Coinbase Becomes Registered Crypto Exchange in Spain
Coinbase has secured an Anti-Money Laundering (AML) compliance registration from the Bank of Spain, making it a registered crypto exchange in the country.
In a Friday blog post, the largest cryptocurrency in the US revealed its expansion across Europe, saying that Spanish users can now confidently store their digital assets on the platform, as well as engage in buying and selling crypto assets using the euro.
The registration with the Bank of Spain allows Coinbase to offer its full suite of products and services to both retail and institutional users in Spain while ensuring compliance with the country’s legal framework.
Over the past year, Coinbase has obtained Virtual Asset Service Provider (VASP) registrations in several European countries, including Italy, Ireland, and the Netherlands.
It has also received in-principle approval and launched its services in Singapore, Brazil, and Canada.
“We are excited to have achieved this registration from the Bank of Spain to support and grow our retail consumers, institutional clients and developer partners in Spain,” Nana Murugesan, Vice President of International and Business Development at Coinbase, said.
“Most of the world is stepping up to the plate and providing clarity and guidance for the crypto industry.”
Spain Becomes More Crypto-Friendly
As of late, Spain has become increasingly friendly toward the digital asset sector, with growing mainstream adoption in the country.
In the announcement, Coinbase claimed that approximately 29% of adults in Spain believe that crypto is the future of finance.
Furthermore, crypto has emerged as the second most preferred payment method in the country, surpassing traditional bank transfers.
“The research by Bitnovo showed that 60.7% of Spanish citizens are motivated to buy cryptocurrencies for long-term investments, and 35.7% to make payments,” the exchange wrote.
Coinbase’s registration in Spain closely follows the regulatory approval received by crypto exchange Crypto.com from the Bank of Spain in June.
These developments indicate the growing recognition of the cryptocurrency industry by regulatory authorities and the increasing adoption of digital assets in Spain.

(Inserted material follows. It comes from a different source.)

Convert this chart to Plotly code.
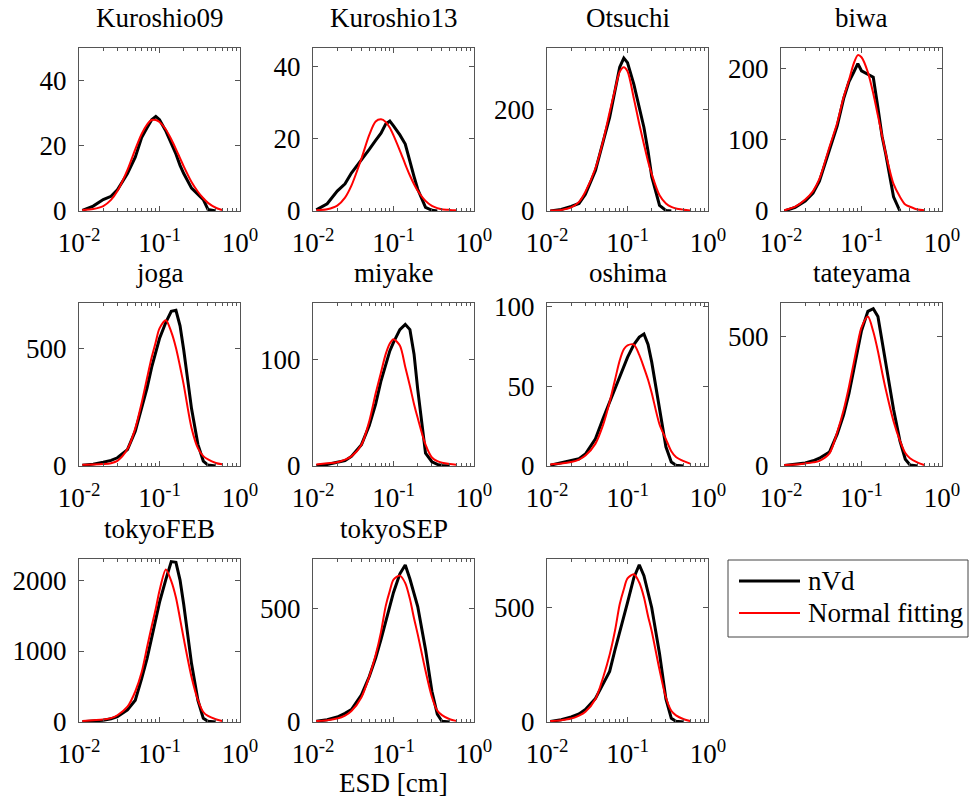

In line with its expansion efforts, Coinbase has reportedly made attempts to acquire defunct crypto exchange FTX Europe on two occasions.
The exchange’s desire to establish a strong presence in Europe aligns with recent calls for stricter oversight by non-European regulators in the global crypto market.
The European Parliamentary Research Service (EPRS) has emphasized the need for a more rigorous regulatory framework in non-EU jurisdictions, as the Markets in Crypto-Assets Regulation (MiCA) Act moves toward its implementation deadline in December 2024.
However, not everyone in the crypto sector is happy regarding the EU’s MiCA regulation.
Marina Parthuisot, head of legal at Binance France, has raised concerns about the potential delisting of stablecoins in Europe due to the upcoming implementation of MiCA.
The comments come as the MiCA regulation, which is set to come into effect in the next few months, has left legal experts scrambling to decipher its implications.